**What is being asked**
Copy out the listing in full, exactly as written, but not its pictures.
---- Given material
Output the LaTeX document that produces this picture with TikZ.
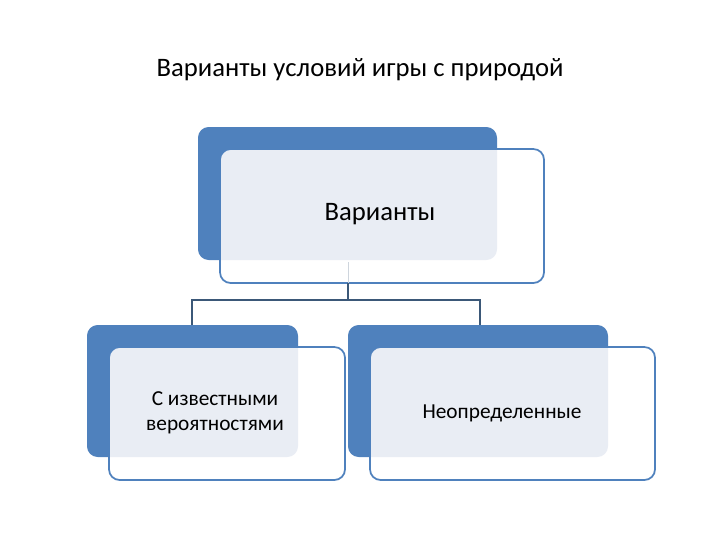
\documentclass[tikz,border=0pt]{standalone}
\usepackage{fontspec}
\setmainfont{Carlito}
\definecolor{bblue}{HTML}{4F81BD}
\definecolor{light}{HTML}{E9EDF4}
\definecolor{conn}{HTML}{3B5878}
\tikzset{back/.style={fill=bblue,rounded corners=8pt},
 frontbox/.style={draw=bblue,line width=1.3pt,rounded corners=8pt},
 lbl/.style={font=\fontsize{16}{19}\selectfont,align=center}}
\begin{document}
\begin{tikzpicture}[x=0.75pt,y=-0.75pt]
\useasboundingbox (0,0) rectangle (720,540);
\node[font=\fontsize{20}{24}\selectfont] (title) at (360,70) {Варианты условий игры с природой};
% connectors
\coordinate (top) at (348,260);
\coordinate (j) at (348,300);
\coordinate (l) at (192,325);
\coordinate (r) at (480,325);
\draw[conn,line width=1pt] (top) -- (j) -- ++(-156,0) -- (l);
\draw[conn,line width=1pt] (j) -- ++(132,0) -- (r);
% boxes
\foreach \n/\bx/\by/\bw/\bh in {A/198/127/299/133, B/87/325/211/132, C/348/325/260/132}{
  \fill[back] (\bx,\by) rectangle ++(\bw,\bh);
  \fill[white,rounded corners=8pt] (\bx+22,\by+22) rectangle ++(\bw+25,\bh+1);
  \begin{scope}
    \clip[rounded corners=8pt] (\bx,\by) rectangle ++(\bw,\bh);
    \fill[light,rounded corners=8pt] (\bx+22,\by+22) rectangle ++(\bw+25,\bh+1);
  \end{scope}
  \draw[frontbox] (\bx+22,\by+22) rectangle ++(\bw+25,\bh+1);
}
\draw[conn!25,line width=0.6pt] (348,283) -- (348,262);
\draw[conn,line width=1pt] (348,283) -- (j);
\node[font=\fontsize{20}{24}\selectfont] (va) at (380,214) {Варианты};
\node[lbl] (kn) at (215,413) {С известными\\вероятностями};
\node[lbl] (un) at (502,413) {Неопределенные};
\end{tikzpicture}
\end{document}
--------
**Solution to this task**
Output the LaTeX document that produces this picture with TikZ.
\documentclass[tikz,border=0pt]{standalone}
\usepackage{fontspec}
\setmainfont{Carlito}
\definecolor{bblue}{HTML}{4F81BD}
\definecolor{light}{HTML}{E9EDF4}
\definecolor{conn}{HTML}{3B5878}
\tikzset{back/.style={fill=bblue,rounded corners=8pt},
 frontbox/.style={draw=bblue,line width=1.3pt,rounded corners=8pt},
 lbl/.style={font=\fontsize{16}{19}\selectfont,align=center}}
\begin{document}
\begin{tikzpicture}[x=0.75pt,y=-0.75pt]
\useasboundingbox (0,0) rectangle (720,540);
\node[font=\fontsize{20}{24}\selectfont] (title) at (360,70) {Варианты условий игры с природой};
% connectors
\coordinate (top) at (348,260);
\coordinate (j) at (348,300);
\coordinate (l) at (192,325);
\coordinate (r) at (480,325);
\draw[conn,line width=1pt] (top) -- (j) -- ++(-156,0) -- (l);
\draw[conn,line width=1pt] (j) -- ++(132,0) -- (r);
% boxes
\foreach \n/\bx/\by/\bw/\bh in {A/198/127/299/133, B/87/325/211/132, C/348/325/260/132}{
  \fill[back] (\bx,\by) rectangle ++(\bw,\bh);
  \fill[white,rounded corners=8pt] (\bx+22,\by+22) rectangle ++(\bw+25,\bh+1);
  \begin{scope}
    \clip[rounded corners=8pt] (\bx,\by) rectangle ++(\bw,\bh);
    \fill[light,rounded corners=8pt] (\bx+22,\by+22) rectangle ++(\bw+25,\bh+1);
  \end{scope}
  \draw[frontbox] (\bx+22,\by+22) rectangle ++(\bw+25,\bh+1);
}
\draw[conn!25,line width=0.6pt] (348,283) -- (348,262);
\draw[conn,line width=1pt] (348,283) -- (j);
\node[font=\fontsize{20}{24}\selectfont] (va) at (380,214) {Варианты};
\node[lbl] (kn) at (215,413) {С известными\\вероятностями};
\node[lbl] (un) at (502,413) {Неопределенные};
\end{tikzpicture}
\end{document}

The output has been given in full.